Abstract

An activated carbon was produced from paper mill sludge (AC-P) and functionalized with thiol groups (AC-MPTMS) for the adsorptive removal of the antibiotic sulfamethoxazole (SMX) from buffered solutions prepared in ultrapure water (pH 8) and real wastewater samples. The physicochemical properties of the two materials (AC-P and AC-MPTMS) showed differences mainly in specific surface area (SBET), in the type of oxygen functional groups and in the relative percentage of sulphur groups.
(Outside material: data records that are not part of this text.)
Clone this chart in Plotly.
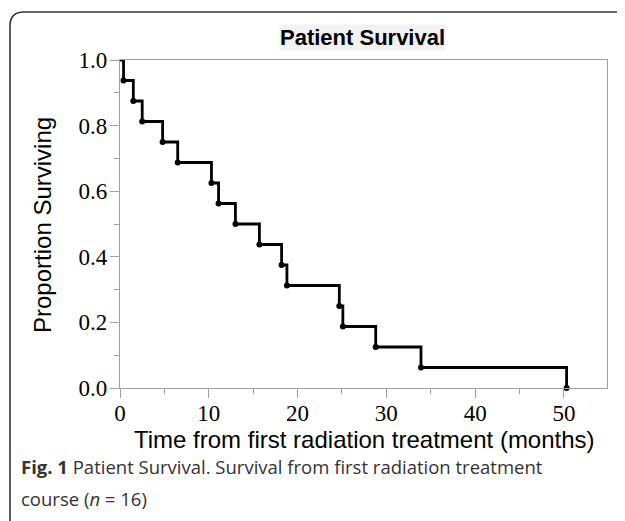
import plotly.graph_objects as go

# Kaplan-Meier data (n = 16)
event_times = [0.4, 1.5, 2.5, 4.8, 6.5, 10.3, 11.1, 13.0, 15.7, 18.2, 18.8, 24.7, 25.1, 28.8, 33.9, 50.3]
survival = [0.9375, 0.875, 0.8125, 0.75, 0.6875, 0.625, 0.5625, 0.5, 0.4375, 0.375,
            0.3125, 0.25, 0.1875, 0.125, 0.0625, 0.0]
x_ticks = [0, 10, 20, 30, 40, 50]
y_ticks = [0.0, 0.2, 0.4, 0.6, 0.8, 1.0]

step_x = [0] + event_times
step_y = [1.0] + survival

# page has an 8px body margin, so the figure is 8px smaller and all
# screen positions below are shifted by -8
OFF = 8
W, H = 625 - OFF, 521 - OFF
ML, MR, MT, MB = 120 - OFF, 18, 60 - OFF, 133
pw, ph = W - ML - MR, H - MT - MB


def px(x):
    return (x - OFF - ML) / pw


def py(y):
    return (H - MB - (y - OFF)) / ph


fig = go.Figure()
fig.add_trace(go.Scatter(x=step_x, y=step_y, mode="lines", line_shape="hv",
                         line=dict(color="black", width=2.8), cliponaxis=False,
                         showlegend=False, hoverinfo="skip"))
fig.add_trace(go.Scatter(x=event_times, y=survival, mode="markers",
                         marker=dict(color="black", size=6), cliponaxis=False,
                         showlegend=False))

axis_common = dict(showgrid=False, zeroline=False, showline=True, linecolor="#a0a0a0",
                   linewidth=1.2, mirror=True, ticks="outside", tickcolor="#a0a0a0",
                   ticklen=9, tickwidth=1.2,
                   tickfont=dict(family="Liberation Serif", size=23, color="black"))

fig.update_xaxes(range=[0, 54.85], tickvals=x_ticks, ticktext=[str(v) for v in x_ticks],
                 ticklabelstandoff=-5,
                 minor=dict(ticks="outside", ticklen=5, tickcolor="#a0a0a0", dtick=5, tick0=0),
                 **axis_common)
fig.update_yaxes(range=[0, 1], tickvals=y_ticks, ticktext=[f"{v:.1f}" for v in y_ticks],
                 ticklabelstandoff=-2,
                 minor=dict(ticks="outside", ticklen=5, tickcolor="#a0a0a0", dtick=0.1, tick0=0),
                 **axis_common)

r = 14
card = (f"M {px(10)},{py(540)} L {px(10)},{py(12 + r)} "
        f"Q {px(10)},{py(12)} {px(10 + r)},{py(12)} L {px(650)},{py(12)}")

fig.update_layout(
    width=W, height=H,
    margin=dict(l=ML, r=MR, t=MT, b=MB),
    plot_bgcolor="white", paper_bgcolor="white",
    shapes=[dict(type="path", xref="paper", yref="paper", path=card,
                 line=dict(color="#333333", width=1.6))],
)

fig.add_annotation(text="<b>Patient Survival</b>", xref="paper", yref="paper",
                   x=px(362), y=py(38), xanchor="center", yanchor="middle",
                   showarrow=False, bgcolor="#f2f2f2", borderpad=0,
                   font=dict(family="Liberation Sans", size=22, color="black"))
fig.add_annotation(text="Proportion Surviving", xref="paper", yref="paper",
                   x=px(42), y=py(225), xanchor="center", yanchor="middle",
                   textangle=-90, showarrow=False,
                   font=dict(family="Liberation Sans", size=24, color="black"))
fig.add_annotation(text="Time from first radiation treatment (months)", xref="paper", yref="paper",
                   x=px(364), y=py(439), xanchor="center", yanchor="middle", showarrow=False,
                   font=dict(family="Liberation Sans", size=24, color="black"))
fig.add_annotation(text="<b>Fig. 1</b> Patient Survival. Survival from first radiation treatment",
                   xref="paper", yref="paper", x=px(19), y=py(466),
                   xanchor="left", yanchor="middle",
                   showarrow=False, font=dict(family="Open Sans", size=18.5, color="#333333"))
fig.add_annotation(text="course (<i>n</i> = 16)",
                   xref="paper", yref="paper", x=px(19), y=py(498),
                   xanchor="left", yanchor="middle",
                   showarrow=False, font=dict(family="Open Sans", size=18.5, color="#333333"))

fig.write_html("out.html")
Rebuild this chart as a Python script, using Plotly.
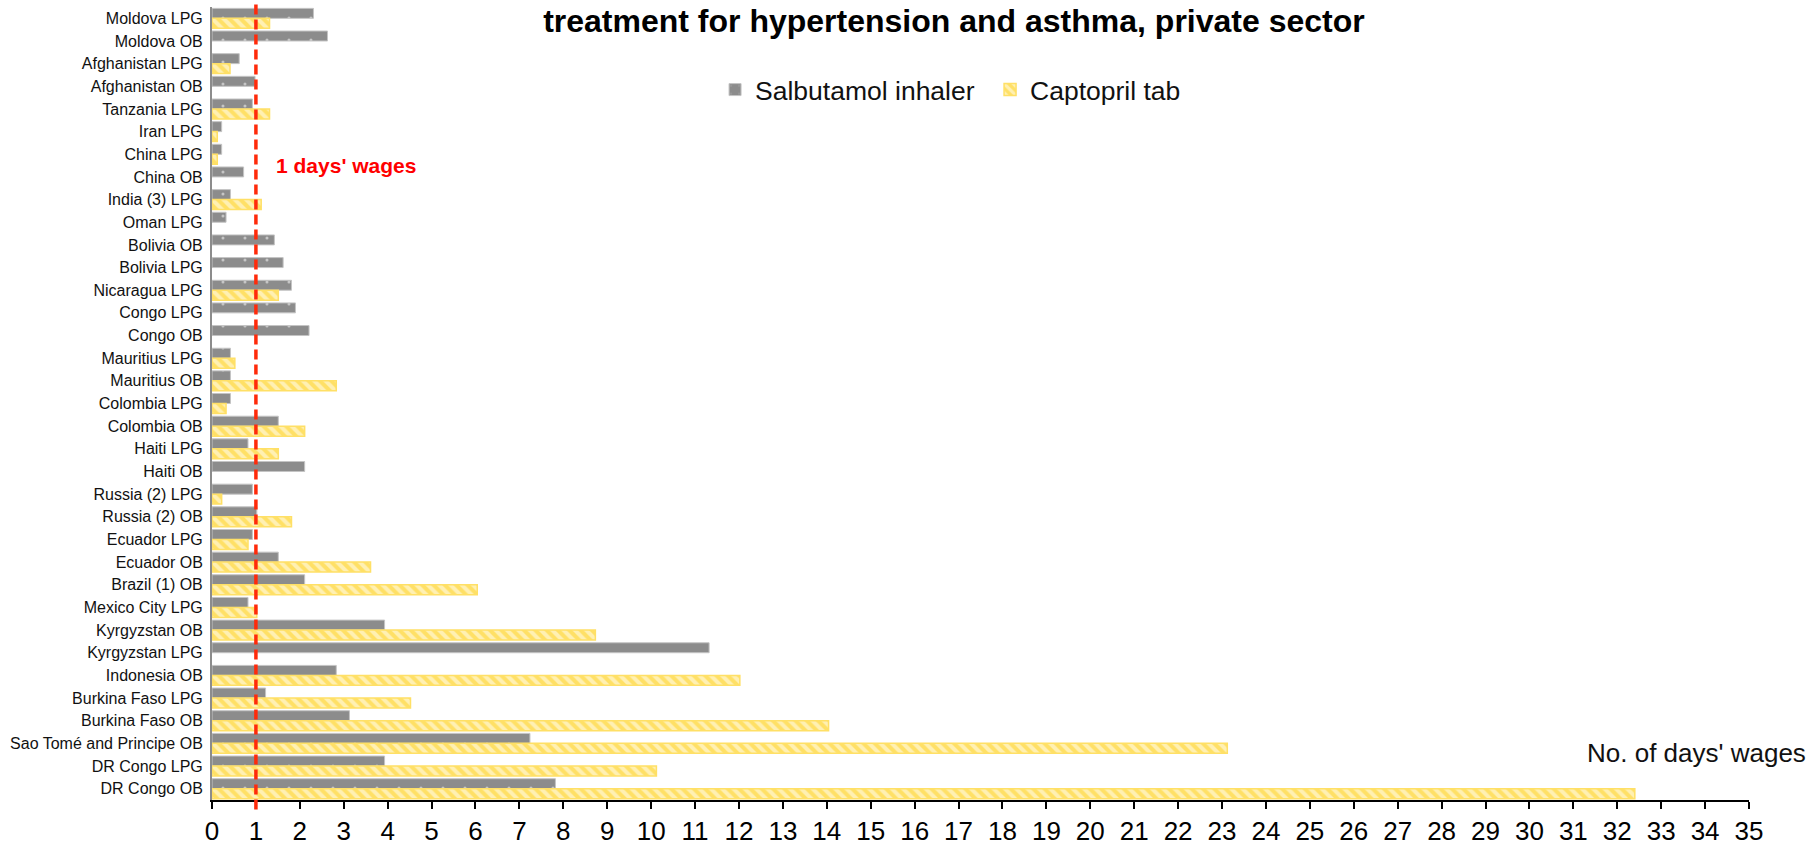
import plotly.graph_objects as go

# Rows listed top to bottom
categories = [
    "Moldova LPG", "Moldova OB", "Afghanistan LPG", "Afghanistan OB", "Tanzania LPG",
    "Iran LPG", "China LPG", "China OB", "India (3) LPG", "Oman LPG",
    "Bolivia OB", "Bolivia LPG", "Nicaragua LPG", "Congo LPG", "Congo OB",
    "Mauritius LPG", "Mauritius OB", "Colombia LPG", "Colombia OB", "Haiti LPG",
    "Haiti OB", "Russia (2) LPG", "Russia (2) OB", "Ecuador LPG", "Ecuador OB",
    "Brazil (1) OB", "Mexico City LPG", "Kyrgyzstan OB", "Kyrgyzstan LPG", "Indonesia OB",
    "Burkina Faso LPG", "Burkina Faso OB", "Sao Tomé and Principe OB", "DR Congo LPG", "DR Congo OB",
]

salbutamol = [
    2.31, 2.63, 0.62, 0.98, 0.92,
    0.22, 0.22, 0.72, 0.42, 0.32,
    1.42, 1.62, 1.81, 1.90, 2.21,
    0.42, 0.42, 0.42, 1.51, 0.82,
    2.11, 0.92, 1.02, 0.92, 1.51,
    2.11, 0.82, 3.93, 11.32, 2.83,
    1.22, 3.13, 7.24, 3.93, 7.82,
]

captopril = [
    1.31, None, 0.41, None, 1.31,
    0.12, 0.12, None, 1.12, None,
    None, None, 1.51, None, None,
    0.52, 2.83, 0.32, 2.11, 1.51,
    None, 0.22, 1.81, 0.82, 3.61,
    6.04, 1.02, 8.73, None, 12.02,
    4.52, 14.04, 23.12, 10.12, 32.40,
]

x_ticks = list(range(0, 36))
threshold = 1

FONT = "Liberation Sans, Arial, sans-serif"
GREY = "#8C8C8C"
YELLOW = "#FFE066"

fig = go.Figure()

fig.add_trace(go.Bar(
    name="Salbutamol inhaler",
    y=categories, x=salbutamol, orientation="h",
    marker=dict(
        color=GREY,
        line=dict(color="#C4C4C4", width=1),
        pattern=dict(shape=".", bgcolor=GREY, fgcolor="white", size=22, solidity=0.015),
    ),
))

fig.add_trace(go.Bar(
    name="Captopril tab",
    y=categories, x=captopril, orientation="h",
    marker=dict(
        color=YELLOW,
        line=dict(color=YELLOW, width=1.5),
        pattern=dict(shape="\\", bgcolor=YELLOW, fgcolor="white", size=8, solidity=0.5),
    ),
))

# One day's wage reference line
fig.add_shape(
    type="line", xref="x", yref="paper",
    x0=threshold, x1=threshold, y0=-0.012, y1=1.004,
    line=dict(color="#FF2A0A", width=3.5, dash="10px,5px"),
)

fig.add_annotation(
    text="1 days' wages", xref="x", yref="paper",
    x=1.41, y=0.80, xanchor="left", yanchor="middle",
    showarrow=False, font=dict(family=FONT, size=21, color="#FF0000", weight="bold"),
)

fig.add_annotation(
    text="No. of days' wages", xref="paper", yref="paper",
    x=1.0384, y=0.0593, xanchor="right", yanchor="middle",
    showarrow=False, font=dict(family=FONT, size=26, color="#111111"),
)

fig.update_layout(
    width=1816, height=847,
    margin=dict(l=212, r=67, t=7, b=47, autoexpand=False),
    plot_bgcolor="white", paper_bgcolor="white",
    barmode="group", bargap=0.12, bargroupgap=0,
    font=dict(family=FONT, color="#111111"),
    title=dict(
        text="<b>treatment for hypertension and asthma, private sector</b>",
        xref="container", yref="container",
        x=0.5253, y=0.975, xanchor="center", yanchor="middle",
        font=dict(family=FONT, size=32, color="#000000"),
    ),
    legend=dict(
        orientation="h", x=0.3273, y=0.8955, xanchor="left", yanchor="middle",
        font=dict(family=FONT, size=26.5, color="#111111"),
        bgcolor="rgba(0,0,0,0)", itemwidth=30,
        entrywidth=230, entrywidthmode="pixels",
    ),
    xaxis=dict(
        range=[0, 35], tickmode="array", tickvals=x_ticks, ticktext=[str(v) for v in x_ticks],
        showgrid=False, zeroline=False, automargin=False,
        showline=True, linecolor="#000000", linewidth=2,
        ticks="outside", ticklen=7, tickwidth=2, tickcolor="#000000",
        tickfont=dict(family=FONT, size=26, color="#000000"),
        ticklabelstandoff=0,
    ),
    yaxis=dict(
        autorange="reversed", type="category", automargin=False,
        showgrid=False, zeroline=False,
        showline=True, linecolor="#8C8C8C", linewidth=2,
        ticks="", tickfont=dict(family=FONT, size=16, color="#111111"),
        ticklabelstandoff=4,
    ),
)

fig.write_html("out.html")
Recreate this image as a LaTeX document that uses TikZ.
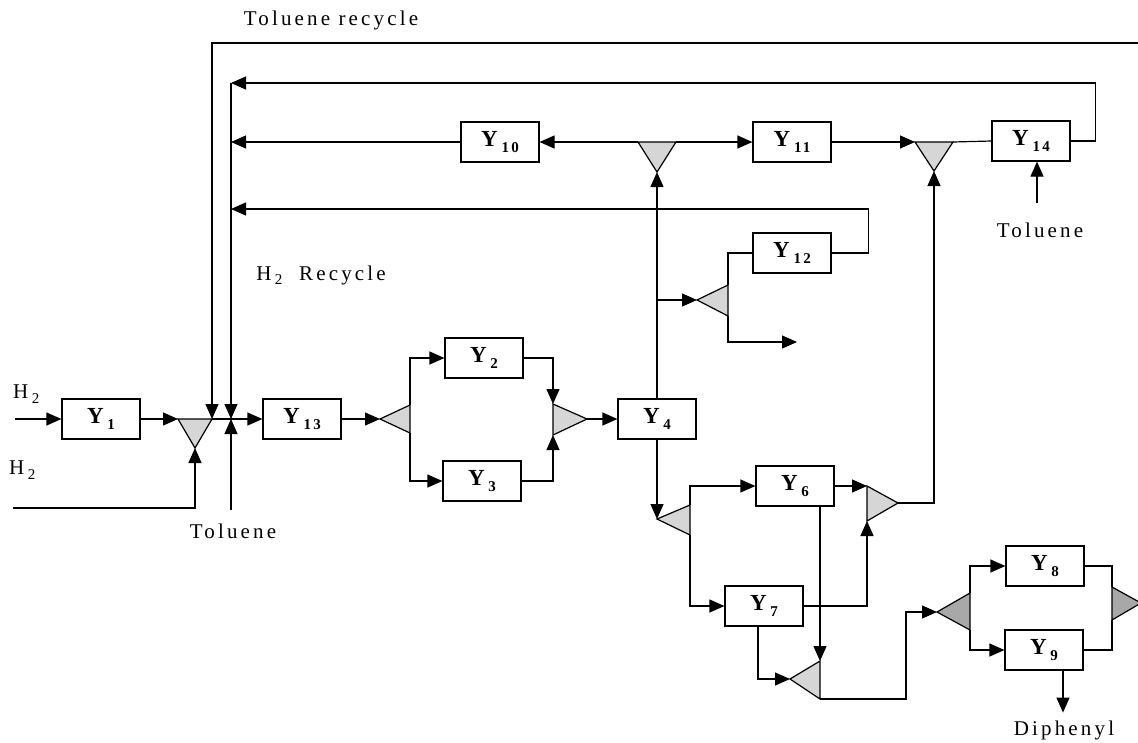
\documentclass[tikz,border=0pt]{standalone}
\usepackage{fontspec}
\setmainfont{Liberation Serif}
\newfontfamily\spacedserif{Liberation Serif}[LetterSpace=15]
\usetikzlibrary{arrows.meta,calc}
\definecolor{triFill}{RGB}{214,214,214}
\definecolor{triDark}{RGB}{168,168,168}
\newcommand{\yu}[1]{Y\,\raisebox{-0.55ex}{\fontsize{15}{17}\selectfont #1}}
\newcommand{\hsub}{H\,\raisebox{-0.45ex}{\fontsize{15}{17}\selectfont 2}}

\begin{document}
\begin{tikzpicture}[x=1pt,y=-1pt,
  flow/.style={draw=black,line width=1.2pt},
  arr/.style={flow,-{Triangle[length=15pt,width=13pt]}},
  unit/.style={draw=black,line width=1.2pt,fill=white,minimum width=78pt,minimum height=40pt,inner sep=0pt,font=\spacedserif\fontsize{23}{26}\selectfont\bfseries},
  tri/.style={fill=triFill,draw=black,line width=1.2pt},
  tridark/.style={fill=triDark,draw=black,line width=1.2pt},
  lbl/.style={inner sep=0pt,font=\spacedserif\fontsize{21}{24}\selectfont}]
\path[use as bounding box] (0,0) rectangle (1138,742);

% units
\node[unit] (Y1) at (101,419) {\yu{1}};
\node[unit] (Y13) at (302,419) {\yu{13}};
\node[unit] (Y2) at (484,358) {\yu{2}};
\node[unit] (Y3) at (482,481) {\yu{3}};
\node[unit] (Y4) at (657,419) {\yu{4}};
\node[unit] (Y10) at (500,142) {\yu{10}};
\node[unit] (Y11) at (792,142) {\yu{11}};
\node[unit] (Y14) at (1031,141) {\yu{14}};
\node[unit] (Y12) at (792,253) {\yu{12}};
\node[unit] (Y6) at (795,486) {\yu{6}};
\node[unit] (Y7) at (764,606) {\yu{7}};
\node[unit] (Y8) at (1045,566) {\yu{8}};
\node[unit] (Y9) at (1044,650) {\yu{9}};

% mixers and splitters
\coordinate (mA1) at (178,419); \coordinate (mA2) at (212,419); \coordinate (mA3) at (195,448);
\coordinate (sB1) at (380,419); \coordinate (sB2) at (410,405); \coordinate (sB3) at (410,433);
\coordinate (mC1) at (553,404); \coordinate (mC2) at (553,435); \coordinate (mC3) at (587,419);
\coordinate (sD1) at (638,142); \coordinate (sD2) at (676,142); \coordinate (sD3) at (657,172);
\coordinate (mE1) at (915,142); \coordinate (mE2) at (953,142); \coordinate (mE3) at (934,171);
\coordinate (sF1) at (697,300); \coordinate (sF2) at (728,285); \coordinate (sF3) at (728,316);
\coordinate (sG1) at (657,519); \coordinate (sG2) at (690,505); \coordinate (sG3) at (690,535);
\coordinate (mH1) at (867,486); \coordinate (mH2) at (867,521); \coordinate (mH3) at (898,503);
\coordinate (mI1) at (790,679); \coordinate (mI2) at (820,661); \coordinate (mI3) at (820,699);
\coordinate (sJ1) at (937,612); \coordinate (sJ2) at (970,593); \coordinate (sJ3) at (970,630);
\coordinate (mK1) at (1112,587); \coordinate (mK2) at (1112,620); \coordinate (mK3) at (1141,603);

% stream ends
\coordinate (h2a) at (15,419);
\coordinate (h2b) at (13,508);
\coordinate (tolrec) at (1140,43);
\coordinate (hrec) at (231,83);
\coordinate (j1) at (231,419);
\coordinate (tol1) at (231,510);
\coordinate (tol2) at (1037,203);
\coordinate (brF) at (657,300);
\coordinate (purge) at (797,342);
\coordinate (r12) at (231,209);

\path[tri] (mA1) -- (mA2) -- (mA3) -- cycle;
\path[tri] (sB1) -- (sB2) -- (sB3) -- cycle;
\path[tri] (mC1) -- (mC2) -- (mC3) -- cycle;
\path[tri] (sD1) -- (sD2) -- (sD3) -- cycle;
\path[tri] (mE1) -- (mE2) -- (mE3) -- cycle;
\path[tri] (sF1) -- (sF2) -- (sF3) -- cycle;
\path[tri] (sG1) -- (sG2) -- (sG3) -- cycle;
\path[tri] (mH1) -- (mH2) -- (mH3) -- cycle;
\path[tri] (mI1) -- (mI2) -- (mI3) -- cycle;
\path[tridark] (sJ1) -- (sJ2) -- (sJ3) -- cycle;
\path[tridark] (mK1) -- (mK2) -- (mK3) -- cycle;

% feed section
\draw[arr] (h2a) -- (Y1.west);
\draw[arr] (Y1.east) -- (mA1);
\draw[arr] (h2b) -| (mA3);
\draw[arr] (tolrec) -| (mA2);
\draw[arr] (hrec) -- (j1);
\draw[arr] (tol1) -- (j1);
\draw[arr] (mA2) -- (Y13.west);
\draw[arr] (Y13.east) -- (sB1);
\draw[arr] (sB2) |- (Y2.west);
\draw[arr] (sB3) |- (Y3.west);
\draw[arr] (Y2.east) -| (mC1);
\draw[arr] (Y3.east) -| (mC2);
\draw[arr] (mC3) -- (Y4.west);

% recycle section
\draw[arr] (Y4.north) -- (sD3);
\draw[arr] (sD1) -- (Y10.east);
\draw[arr] (sD2) -- (Y11.west);
\draw[arr] (Y10.west) -- (Y10.west -| hrec);
\draw[arr] (Y11.east) -- (mE1);
\draw[flow] (mE2) -- (Y14.west);
\draw[arr] (Y14.east) -- ++(25,0) |- (hrec);
\draw[arr] (tol2) -- (tol2 |- Y14.south);
\draw[arr] (brF) -- (sF1);
\draw[flow] (sF2) |- (Y12.west);
\draw[arr] (sF3) |- (purge);
\draw[arr] (Y12.east) -- ++(37,0) |- (r12);

% product section
\draw[arr] (Y4.south) -- (sG1);
\draw[arr] (sG2) |- (Y6.west);
\draw[arr] (sG3) |- (Y7.west);
\draw[arr] (Y6.east) -- (mH1);
\draw[arr] (Y7.east) -| (mH2);
\draw[arr] (mH3) -| (mE3);
\draw[arr] (mI2 |- Y6.south) -- (mI2);
\draw[arr] ([xshift=-6pt]Y7.south) |- (mI1);
\draw[arr] (mI3) -- ++(86,0) |- (sJ1);
\draw[arr] (sJ2) |- (Y8.west);
\draw[arr] (sJ3) |- (Y9.west);
\draw[flow] (Y8.east) -| (mK1);
\draw[flow] (Y9.east) -| (mK2);
\draw[arr] ([xshift=19pt]Y9.south) -- ++(0,42);

% labels
\node[lbl] (tolrecL) at (331,20) {Toluene recycle};
\node[lbl] (h2recL) at (321,275) {\hsub\ \ Recycle};
\node[lbl,anchor=west] (h2aL) at (13,394) {\hsub};
\node[lbl,anchor=west] (h2bL) at (9,470) {\hsub};
\node[lbl] (tol1L) at (233,531) {Toluene};
\node[lbl] (tol2L) at (1040,230) {Toluene};
\node[lbl] (dipL) at (1064,730) {Diphenyl};
\end{tikzpicture}
\end{document}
The adsorption results showed a decrease in the Langmuir adsorption capacity (qm) upon an increase on temperature (15, 25 and 35 °C), varying between 113 ± 7 and 42.5 ± 0.6 mg g−1 for AC-P and between 140 ± 20 and 28.0 ± 1.5 mg g−1 for AC-MPTMS. Pseudo-second order model presented the best fit for the kinetic studies, with rate constants (k2) increasing with temperature and varying from 0.005 ± 0.002 to 0.013 ± 0.004 g mg−1 min−1 for AC-P and from 0.006 ± 0.002 to 0.03 ± 0.01 g mg−1 min−1 for AC-MPTMS. Both adsorbents showed very similar thermodynamic parameters, with the adsorption process being spontaneous (−26 kJ mol−1 ≤ ΔG° ≤ −40 kJ mol−1), endothermic (69 kJ mol−1 ≤ ΔH° ≤ 78 kJ mol−1), and entropically favorable (356 ≤ ΔS° ≤ 365 J mol−1 K−1). The performance of AC-MPTMS in the removal of SMX was tested in wastewater, where the material displayed lower SMX adsorption velocity and capacity than in buffered aqueous solution (pH 8) due to competitive matrix effects.